Research has shown that many people with psychological disorders benefit from treatment. Effectiveness depends on the specific disorder being treated and the skill of the therapist.

Ways of Assessing Effectiveness

The effectiveness of a particular therapeutic approach can be assessed in three ways: client testimonials, providers’ perceptions, and empirical research.

Client Testimonials

Clients who get treatment for psychological problems often testify to their effectiveness. However, such testimonials can be unreliable for several reasons:

  • Regression toward the mean: People often go into treatment because they are in extreme distress. When their distress becomes less extreme, they may attribute this to the treatment’s effectiveness. But even without treatment, extreme distress tends to decrease. The tendency for extreme states to move toward the average when assessed a second time is called regression toward the mean.
  • The placebo effect: People often feel better after being in treatment because of their expectations that they will improve. (See Chapter 1 for more information on placebo effects.)
  • The justification of effort effect: People may believe that treatment was effective because they spent time, effort, and money on it. If people work hard to reach a goal, they are likely to value the goal more. This phenomenon is called justification of effort.

Providers’ Perceptions

Treatment providers can say whether a treatment is effective, but this can be unreliable for several reasons:

  • Regression toward the mean affects providers’ perceptions of success. They may believe that a client who entered treatment in crisis became less extremely distressed because of the treatment. However, such an improvement may have occurred without any intervention.
  • Providers’ perceptions may be biased because clients often emphasize improvements in order to justify discontinuing treatment.
  • Providers may also have biased perceptions because they continue to hear from past clients only when those clients were satisfied with treatment. They don’t often hear from clients who found treatment ineffective.

Empirical Research

Another way to assess effectiveness is through careful empirical research.
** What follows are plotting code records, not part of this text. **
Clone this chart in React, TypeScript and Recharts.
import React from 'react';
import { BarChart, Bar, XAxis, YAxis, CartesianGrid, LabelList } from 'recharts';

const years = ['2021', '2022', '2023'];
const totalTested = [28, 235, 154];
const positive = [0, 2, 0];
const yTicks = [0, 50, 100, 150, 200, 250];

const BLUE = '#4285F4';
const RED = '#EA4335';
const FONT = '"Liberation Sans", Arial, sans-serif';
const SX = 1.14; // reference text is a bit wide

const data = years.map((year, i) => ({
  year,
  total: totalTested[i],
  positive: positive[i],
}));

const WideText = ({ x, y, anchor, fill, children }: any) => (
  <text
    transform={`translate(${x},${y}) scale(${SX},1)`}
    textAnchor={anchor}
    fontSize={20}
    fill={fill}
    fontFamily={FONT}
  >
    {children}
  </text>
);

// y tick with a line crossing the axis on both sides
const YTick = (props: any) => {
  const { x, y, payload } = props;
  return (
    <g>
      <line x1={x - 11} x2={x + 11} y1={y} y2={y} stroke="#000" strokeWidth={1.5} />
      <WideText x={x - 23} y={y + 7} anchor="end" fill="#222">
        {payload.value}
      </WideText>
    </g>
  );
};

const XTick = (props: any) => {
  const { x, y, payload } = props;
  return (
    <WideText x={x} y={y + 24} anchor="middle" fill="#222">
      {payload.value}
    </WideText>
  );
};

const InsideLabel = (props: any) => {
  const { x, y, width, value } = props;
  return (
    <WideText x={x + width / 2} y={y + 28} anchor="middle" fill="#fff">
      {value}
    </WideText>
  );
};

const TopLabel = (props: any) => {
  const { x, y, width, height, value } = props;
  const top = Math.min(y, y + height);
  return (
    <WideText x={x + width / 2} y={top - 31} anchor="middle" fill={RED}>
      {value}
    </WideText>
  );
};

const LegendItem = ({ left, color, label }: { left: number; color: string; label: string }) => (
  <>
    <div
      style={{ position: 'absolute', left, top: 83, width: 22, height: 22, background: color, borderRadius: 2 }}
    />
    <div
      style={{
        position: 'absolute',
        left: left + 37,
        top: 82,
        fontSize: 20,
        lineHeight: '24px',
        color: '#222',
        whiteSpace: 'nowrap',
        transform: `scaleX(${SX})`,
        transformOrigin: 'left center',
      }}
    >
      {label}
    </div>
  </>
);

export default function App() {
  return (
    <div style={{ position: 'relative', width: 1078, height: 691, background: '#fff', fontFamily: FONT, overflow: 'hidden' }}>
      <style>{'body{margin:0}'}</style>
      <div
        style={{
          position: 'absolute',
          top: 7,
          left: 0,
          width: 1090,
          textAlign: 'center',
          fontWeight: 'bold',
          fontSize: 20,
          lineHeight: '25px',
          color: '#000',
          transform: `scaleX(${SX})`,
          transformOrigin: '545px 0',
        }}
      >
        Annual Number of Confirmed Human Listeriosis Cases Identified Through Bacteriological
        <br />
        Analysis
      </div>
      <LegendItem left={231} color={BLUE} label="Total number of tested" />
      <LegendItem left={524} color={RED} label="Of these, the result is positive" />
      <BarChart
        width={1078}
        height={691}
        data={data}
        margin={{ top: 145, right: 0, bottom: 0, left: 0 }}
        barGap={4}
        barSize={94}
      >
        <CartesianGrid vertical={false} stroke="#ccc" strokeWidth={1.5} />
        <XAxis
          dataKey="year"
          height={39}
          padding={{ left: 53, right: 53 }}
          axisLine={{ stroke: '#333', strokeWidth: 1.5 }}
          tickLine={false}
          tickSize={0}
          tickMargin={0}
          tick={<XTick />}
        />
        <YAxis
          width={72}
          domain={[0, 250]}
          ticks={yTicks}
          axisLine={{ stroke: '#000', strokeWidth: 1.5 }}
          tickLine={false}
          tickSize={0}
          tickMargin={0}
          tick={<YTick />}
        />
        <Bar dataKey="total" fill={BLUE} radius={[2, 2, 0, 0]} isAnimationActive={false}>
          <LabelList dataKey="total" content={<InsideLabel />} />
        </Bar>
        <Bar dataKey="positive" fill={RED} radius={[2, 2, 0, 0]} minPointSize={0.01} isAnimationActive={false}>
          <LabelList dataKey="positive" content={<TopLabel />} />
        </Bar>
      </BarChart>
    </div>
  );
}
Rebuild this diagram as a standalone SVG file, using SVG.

Research has shown that some treatments are more effective for a particular problem than a placebo or no treatment. These treatments are known as empirically validated treatments. Researchers have to conduct two or more studies in order to conclude that a specific treatment is effective for a particular problem.

Research shows that psychotherapy works for many psychological problems. Although people who do not receive therapy also sometimes improve with time, people who do receive therapy are more likely to improve. Research also shows that all approaches to therapy are about equally effective, though certain kind of therapies do seem somewhat more effective for specific problems.